→ **Material**:
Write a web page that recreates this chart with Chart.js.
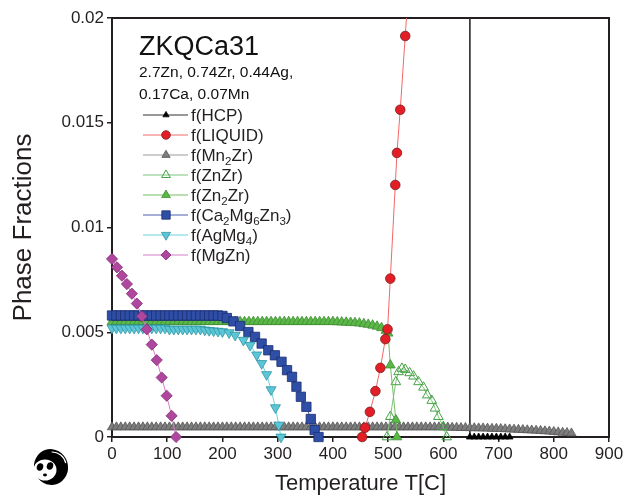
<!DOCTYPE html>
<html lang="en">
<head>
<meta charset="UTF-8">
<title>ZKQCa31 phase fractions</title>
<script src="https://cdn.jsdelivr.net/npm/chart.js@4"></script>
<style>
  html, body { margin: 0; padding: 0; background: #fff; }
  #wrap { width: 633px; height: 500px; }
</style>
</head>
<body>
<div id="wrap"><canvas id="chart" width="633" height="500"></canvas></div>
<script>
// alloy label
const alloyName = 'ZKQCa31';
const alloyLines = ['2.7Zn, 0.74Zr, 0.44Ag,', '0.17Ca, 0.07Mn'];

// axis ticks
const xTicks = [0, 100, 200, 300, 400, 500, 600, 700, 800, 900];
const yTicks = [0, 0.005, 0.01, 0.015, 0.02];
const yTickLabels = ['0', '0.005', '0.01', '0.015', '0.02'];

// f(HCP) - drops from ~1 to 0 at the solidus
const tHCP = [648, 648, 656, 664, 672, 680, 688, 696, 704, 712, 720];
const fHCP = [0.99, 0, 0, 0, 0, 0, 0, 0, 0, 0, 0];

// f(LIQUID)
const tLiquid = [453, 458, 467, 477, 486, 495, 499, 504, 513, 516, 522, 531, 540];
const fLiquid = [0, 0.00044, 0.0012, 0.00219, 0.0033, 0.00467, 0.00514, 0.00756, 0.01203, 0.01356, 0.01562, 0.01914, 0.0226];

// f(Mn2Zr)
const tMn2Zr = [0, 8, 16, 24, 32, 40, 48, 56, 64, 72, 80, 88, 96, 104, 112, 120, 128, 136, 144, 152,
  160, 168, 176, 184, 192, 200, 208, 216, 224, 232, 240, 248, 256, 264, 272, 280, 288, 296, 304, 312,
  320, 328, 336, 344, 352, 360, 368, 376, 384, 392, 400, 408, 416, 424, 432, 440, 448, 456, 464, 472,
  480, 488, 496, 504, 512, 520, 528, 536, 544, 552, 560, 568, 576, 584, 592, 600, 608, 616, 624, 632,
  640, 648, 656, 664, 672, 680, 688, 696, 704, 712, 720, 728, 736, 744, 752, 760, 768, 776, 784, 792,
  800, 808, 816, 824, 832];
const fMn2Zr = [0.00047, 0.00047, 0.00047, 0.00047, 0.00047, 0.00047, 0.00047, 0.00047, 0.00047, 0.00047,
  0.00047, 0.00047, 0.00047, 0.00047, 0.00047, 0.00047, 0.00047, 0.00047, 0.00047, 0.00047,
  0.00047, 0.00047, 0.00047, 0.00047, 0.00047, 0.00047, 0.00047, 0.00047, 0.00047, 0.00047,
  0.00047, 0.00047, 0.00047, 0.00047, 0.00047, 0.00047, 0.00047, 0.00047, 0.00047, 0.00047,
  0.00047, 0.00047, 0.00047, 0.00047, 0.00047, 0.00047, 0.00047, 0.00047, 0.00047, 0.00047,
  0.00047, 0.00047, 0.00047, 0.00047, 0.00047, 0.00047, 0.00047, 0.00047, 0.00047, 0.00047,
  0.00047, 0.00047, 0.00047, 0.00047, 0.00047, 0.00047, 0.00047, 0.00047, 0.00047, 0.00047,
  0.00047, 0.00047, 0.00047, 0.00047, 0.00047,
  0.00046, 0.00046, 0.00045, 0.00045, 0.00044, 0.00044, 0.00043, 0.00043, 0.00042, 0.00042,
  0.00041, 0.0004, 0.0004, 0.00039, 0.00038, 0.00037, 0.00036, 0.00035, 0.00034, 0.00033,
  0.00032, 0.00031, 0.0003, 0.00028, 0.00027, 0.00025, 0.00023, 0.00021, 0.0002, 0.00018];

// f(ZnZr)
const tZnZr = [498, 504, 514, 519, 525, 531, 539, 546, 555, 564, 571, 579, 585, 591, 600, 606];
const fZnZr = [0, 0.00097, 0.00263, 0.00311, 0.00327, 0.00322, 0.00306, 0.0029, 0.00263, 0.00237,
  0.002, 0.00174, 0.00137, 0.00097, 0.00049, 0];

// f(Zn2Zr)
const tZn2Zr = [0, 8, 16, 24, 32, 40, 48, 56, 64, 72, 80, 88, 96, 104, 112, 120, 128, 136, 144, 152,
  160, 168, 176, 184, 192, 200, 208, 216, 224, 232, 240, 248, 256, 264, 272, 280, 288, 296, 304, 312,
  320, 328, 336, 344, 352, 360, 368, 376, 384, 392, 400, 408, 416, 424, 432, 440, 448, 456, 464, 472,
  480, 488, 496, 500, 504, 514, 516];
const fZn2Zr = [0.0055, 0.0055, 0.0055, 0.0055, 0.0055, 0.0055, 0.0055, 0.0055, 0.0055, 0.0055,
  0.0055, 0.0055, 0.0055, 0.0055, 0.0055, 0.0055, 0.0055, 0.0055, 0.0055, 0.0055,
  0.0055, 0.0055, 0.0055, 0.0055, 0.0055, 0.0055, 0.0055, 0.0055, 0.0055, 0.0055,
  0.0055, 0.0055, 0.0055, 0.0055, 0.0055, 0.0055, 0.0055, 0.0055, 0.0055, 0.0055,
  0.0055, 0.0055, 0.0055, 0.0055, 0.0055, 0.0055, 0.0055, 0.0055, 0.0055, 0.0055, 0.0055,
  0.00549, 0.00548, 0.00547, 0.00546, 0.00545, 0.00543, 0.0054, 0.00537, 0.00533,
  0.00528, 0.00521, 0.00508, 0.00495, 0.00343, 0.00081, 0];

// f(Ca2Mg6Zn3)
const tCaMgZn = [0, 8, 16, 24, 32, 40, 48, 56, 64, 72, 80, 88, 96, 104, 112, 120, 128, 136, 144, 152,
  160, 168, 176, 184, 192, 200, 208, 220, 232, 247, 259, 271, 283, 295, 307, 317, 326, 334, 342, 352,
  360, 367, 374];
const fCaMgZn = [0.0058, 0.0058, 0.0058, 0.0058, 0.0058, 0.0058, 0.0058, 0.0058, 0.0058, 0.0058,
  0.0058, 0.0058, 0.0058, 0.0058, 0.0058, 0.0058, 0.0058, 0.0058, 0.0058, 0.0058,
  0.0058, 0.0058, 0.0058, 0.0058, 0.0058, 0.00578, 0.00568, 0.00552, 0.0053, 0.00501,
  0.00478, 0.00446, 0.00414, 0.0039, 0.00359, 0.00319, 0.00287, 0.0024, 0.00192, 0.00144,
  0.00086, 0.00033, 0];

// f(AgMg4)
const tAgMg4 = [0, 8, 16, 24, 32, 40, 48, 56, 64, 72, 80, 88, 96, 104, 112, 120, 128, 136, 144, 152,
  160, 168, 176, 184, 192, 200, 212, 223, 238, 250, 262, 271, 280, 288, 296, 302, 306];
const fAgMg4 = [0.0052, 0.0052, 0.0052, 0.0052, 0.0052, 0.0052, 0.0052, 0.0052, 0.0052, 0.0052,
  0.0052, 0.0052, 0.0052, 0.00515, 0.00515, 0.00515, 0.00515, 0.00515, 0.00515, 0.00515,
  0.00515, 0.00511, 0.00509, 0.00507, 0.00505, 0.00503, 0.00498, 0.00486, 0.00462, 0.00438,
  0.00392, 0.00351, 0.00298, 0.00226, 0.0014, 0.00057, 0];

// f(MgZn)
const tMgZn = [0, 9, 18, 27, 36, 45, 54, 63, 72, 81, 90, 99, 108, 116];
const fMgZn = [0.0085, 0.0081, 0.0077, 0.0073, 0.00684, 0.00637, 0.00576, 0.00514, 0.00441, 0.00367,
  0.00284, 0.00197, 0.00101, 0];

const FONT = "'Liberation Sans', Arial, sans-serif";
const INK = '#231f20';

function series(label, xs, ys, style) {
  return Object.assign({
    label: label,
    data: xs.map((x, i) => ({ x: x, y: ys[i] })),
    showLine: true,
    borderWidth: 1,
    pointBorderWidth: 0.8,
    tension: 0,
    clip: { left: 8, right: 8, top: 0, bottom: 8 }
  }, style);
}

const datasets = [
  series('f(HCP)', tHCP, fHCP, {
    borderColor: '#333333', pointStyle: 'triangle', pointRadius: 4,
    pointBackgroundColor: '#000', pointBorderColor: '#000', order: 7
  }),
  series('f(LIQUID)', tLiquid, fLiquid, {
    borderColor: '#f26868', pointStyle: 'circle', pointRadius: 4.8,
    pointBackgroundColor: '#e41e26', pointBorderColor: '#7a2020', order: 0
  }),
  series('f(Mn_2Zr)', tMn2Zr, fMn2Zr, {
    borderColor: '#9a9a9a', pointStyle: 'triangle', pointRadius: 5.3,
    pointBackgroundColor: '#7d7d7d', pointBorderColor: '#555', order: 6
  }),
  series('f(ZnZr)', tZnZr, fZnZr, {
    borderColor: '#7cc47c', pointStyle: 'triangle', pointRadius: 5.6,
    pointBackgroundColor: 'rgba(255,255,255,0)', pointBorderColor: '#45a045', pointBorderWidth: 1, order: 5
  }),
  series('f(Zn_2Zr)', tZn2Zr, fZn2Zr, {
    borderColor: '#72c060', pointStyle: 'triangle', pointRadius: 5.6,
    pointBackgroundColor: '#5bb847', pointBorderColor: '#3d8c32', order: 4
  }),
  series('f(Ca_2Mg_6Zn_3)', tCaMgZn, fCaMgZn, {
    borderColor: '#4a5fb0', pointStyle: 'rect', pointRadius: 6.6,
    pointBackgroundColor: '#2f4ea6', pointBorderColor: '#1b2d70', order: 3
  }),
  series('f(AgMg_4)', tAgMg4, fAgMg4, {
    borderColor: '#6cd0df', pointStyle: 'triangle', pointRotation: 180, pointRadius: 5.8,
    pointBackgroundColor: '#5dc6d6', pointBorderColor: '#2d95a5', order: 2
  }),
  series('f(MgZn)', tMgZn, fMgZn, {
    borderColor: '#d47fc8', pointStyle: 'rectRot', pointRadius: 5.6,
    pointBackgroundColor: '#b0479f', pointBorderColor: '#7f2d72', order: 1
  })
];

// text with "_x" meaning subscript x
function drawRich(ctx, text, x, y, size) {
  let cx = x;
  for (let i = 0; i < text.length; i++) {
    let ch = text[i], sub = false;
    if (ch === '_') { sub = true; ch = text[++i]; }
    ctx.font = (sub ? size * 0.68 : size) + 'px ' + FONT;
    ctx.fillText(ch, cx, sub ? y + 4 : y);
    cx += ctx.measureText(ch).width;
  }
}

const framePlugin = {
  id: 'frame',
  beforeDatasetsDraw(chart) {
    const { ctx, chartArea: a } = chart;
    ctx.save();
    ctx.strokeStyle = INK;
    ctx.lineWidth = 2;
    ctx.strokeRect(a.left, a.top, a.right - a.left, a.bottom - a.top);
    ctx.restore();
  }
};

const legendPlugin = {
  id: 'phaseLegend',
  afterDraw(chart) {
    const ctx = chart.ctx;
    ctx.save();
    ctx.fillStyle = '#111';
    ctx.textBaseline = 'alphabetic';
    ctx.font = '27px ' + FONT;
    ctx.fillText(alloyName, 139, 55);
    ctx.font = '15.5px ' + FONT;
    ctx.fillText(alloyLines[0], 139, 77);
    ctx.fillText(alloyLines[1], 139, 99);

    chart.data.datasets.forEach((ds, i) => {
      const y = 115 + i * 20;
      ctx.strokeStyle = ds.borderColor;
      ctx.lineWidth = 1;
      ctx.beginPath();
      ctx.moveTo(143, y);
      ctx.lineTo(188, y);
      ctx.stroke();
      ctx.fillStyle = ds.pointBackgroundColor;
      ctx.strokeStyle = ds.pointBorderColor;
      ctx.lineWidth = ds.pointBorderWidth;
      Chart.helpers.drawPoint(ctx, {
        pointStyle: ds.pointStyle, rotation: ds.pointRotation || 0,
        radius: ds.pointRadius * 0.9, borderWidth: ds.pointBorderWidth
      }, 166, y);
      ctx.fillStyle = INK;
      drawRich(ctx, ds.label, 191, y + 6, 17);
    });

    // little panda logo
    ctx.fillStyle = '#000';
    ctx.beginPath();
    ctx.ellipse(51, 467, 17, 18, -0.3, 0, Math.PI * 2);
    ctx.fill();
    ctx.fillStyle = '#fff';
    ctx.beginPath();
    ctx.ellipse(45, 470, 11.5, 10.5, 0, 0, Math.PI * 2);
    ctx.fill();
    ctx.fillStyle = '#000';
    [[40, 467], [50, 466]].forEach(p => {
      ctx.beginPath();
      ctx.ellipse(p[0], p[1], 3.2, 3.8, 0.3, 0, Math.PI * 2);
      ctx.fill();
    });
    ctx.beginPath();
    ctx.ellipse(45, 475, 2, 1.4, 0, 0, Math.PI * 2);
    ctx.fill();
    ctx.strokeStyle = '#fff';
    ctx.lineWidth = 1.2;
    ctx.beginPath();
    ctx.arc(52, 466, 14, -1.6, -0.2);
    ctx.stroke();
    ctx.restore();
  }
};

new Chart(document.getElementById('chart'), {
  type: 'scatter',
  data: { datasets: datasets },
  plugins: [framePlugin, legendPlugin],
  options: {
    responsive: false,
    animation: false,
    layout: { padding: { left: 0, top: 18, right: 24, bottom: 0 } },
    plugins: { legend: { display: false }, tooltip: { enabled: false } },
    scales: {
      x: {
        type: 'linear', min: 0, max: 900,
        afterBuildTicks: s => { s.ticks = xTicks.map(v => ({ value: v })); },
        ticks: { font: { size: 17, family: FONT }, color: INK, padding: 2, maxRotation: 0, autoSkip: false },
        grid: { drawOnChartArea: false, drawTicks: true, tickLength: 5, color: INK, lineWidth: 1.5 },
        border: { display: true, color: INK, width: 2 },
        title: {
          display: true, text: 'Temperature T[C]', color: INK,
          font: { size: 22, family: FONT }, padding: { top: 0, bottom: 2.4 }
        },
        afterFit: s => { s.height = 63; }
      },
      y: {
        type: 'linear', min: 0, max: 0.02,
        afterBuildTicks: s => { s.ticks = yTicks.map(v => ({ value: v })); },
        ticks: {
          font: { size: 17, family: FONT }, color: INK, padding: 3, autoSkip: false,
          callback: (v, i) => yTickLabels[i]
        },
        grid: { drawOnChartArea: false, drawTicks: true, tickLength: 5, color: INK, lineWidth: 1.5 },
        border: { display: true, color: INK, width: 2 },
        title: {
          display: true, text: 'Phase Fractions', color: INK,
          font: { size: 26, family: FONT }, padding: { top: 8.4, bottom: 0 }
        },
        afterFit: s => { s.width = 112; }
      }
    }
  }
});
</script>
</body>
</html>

→ **Objective**: Repeat the listing above up to and including the line with "0.01562, 0.01914, 0.0226];", starting from its first line. Drop any pictures.

→ **Output**:
Write a web page that recreates this chart with Chart.js.
<!DOCTYPE html>
<html lang="en">
<head>
<meta charset="UTF-8">
<title>ZKQCa31 phase fractions</title>
<script src="https://cdn.jsdelivr.net/npm/chart.js@4"></script>
<style>
  html, body { margin: 0; padding: 0; background: #fff; }
  #wrap { width: 633px; height: 500px; }
</style>
</head>
<body>
<div id="wrap"><canvas id="chart" width="633" height="500"></canvas></div>
<script>
// alloy label
const alloyName = 'ZKQCa31';
const alloyLines = ['2.7Zn, 0.74Zr, 0.44Ag,', '0.17Ca, 0.07Mn'];

// axis ticks
const xTicks = [0, 100, 200, 300, 400, 500, 600, 700, 800, 900];
const yTicks = [0, 0.005, 0.01, 0.015, 0.02];
const yTickLabels = ['0', '0.005', '0.01', '0.015', '0.02'];

// f(HCP) - drops from ~1 to 0 at the solidus
const tHCP = [648, 648, 656, 664, 672, 680, 688, 696, 704, 712, 720];
const fHCP = [0.99, 0, 0, 0, 0, 0, 0, 0, 0, 0, 0];

// f(LIQUID)
const tLiquid = [453, 458, 467, 477, 486, 495, 499, 504, 513, 516, 522, 531, 540];
const fLiquid = [0, 0.00044, 0.0012, 0.00219, 0.0033, 0.00467, 0.00514, 0.00756, 0.01203, 0.01356, 0.01562, 0.01914, 0.0226];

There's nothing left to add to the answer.